Be informed and spend time researching your destinations

This one is a bummer. I was hoping to spend less time on the laptop once we are on our trip, but instead I am still staying late in the night, this time reading about the places we are or will be visiting. To find the best, but cheapest accommodation takes time, but worth it since even though we are on a budget, I dont want us to stay in dumps. Same goes for transport options and local public transport. Above I mentioned how trains from Singapore into Malaysia are double the price what you will pay in Malaysia. This required some reading to dig out and find out. The good news is that this step only takes time and this should be not too difficult to find. Better yet, do this job before you leave, then you can skip the long hours clicking on the monitor while you are on your holiday and spend them on a hammock somewhere.

Information is power, use it.


Know why you are traveling and what makes you happy

I have left the most important point for last.
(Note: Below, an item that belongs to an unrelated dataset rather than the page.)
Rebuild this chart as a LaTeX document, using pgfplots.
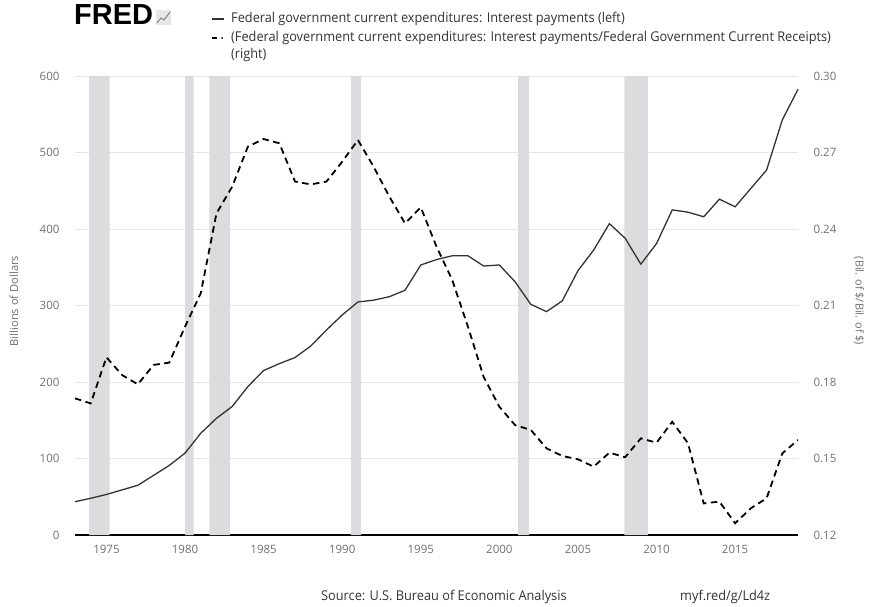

If you are unclear why in the world you are roaming the streets of a particular place and what brings you pleasure, you are in a prime position to fall victim to the tourist whirlwind of a machine and spend a lot of money on things you are not that into to.  Reading the above might sound like we are having a horrible time watching our every cent and hiding under our cheap roof eating stale buttered bread. In reality, none of the things we are doing to save money burden us, they allow us to travel and see the world.  Fancy accommodation is ok, but we prefer to indulge in food instead. We may go out of our way to save up a few bucks instead of giving them to a taxi, but I have no problems paying up even more on a bottle of delicious extra virgin olive oil, which I carry happily in my backpack, or a pack of French butter to spread on the above mentioned bread.

If art and culture is your thing, don’t get suckered in an expensive trekking tour or tiger “farm”, save up and spend where you will get the most bang for your buck. If you derive a special pleasure in sleeping in fancy hotels, then do that and accept that you probably wont have much left to do outside of them. Traveling on a budget means you may have to forgo the bragging rights for some of the popular tourist attractions in the places you visit, instead do the things that you really care about and will make you happy.

Done right, it is a particularly honest-to-self way to travel and if you know yourself none of the things you have to forgo to achieve it will manage to ruin it for you. Those of you that have been reading this blog for awhile know that I have always been a fan of the simple pleasures in life and this has not changed.

Wonder is everywhere and most of it completely free.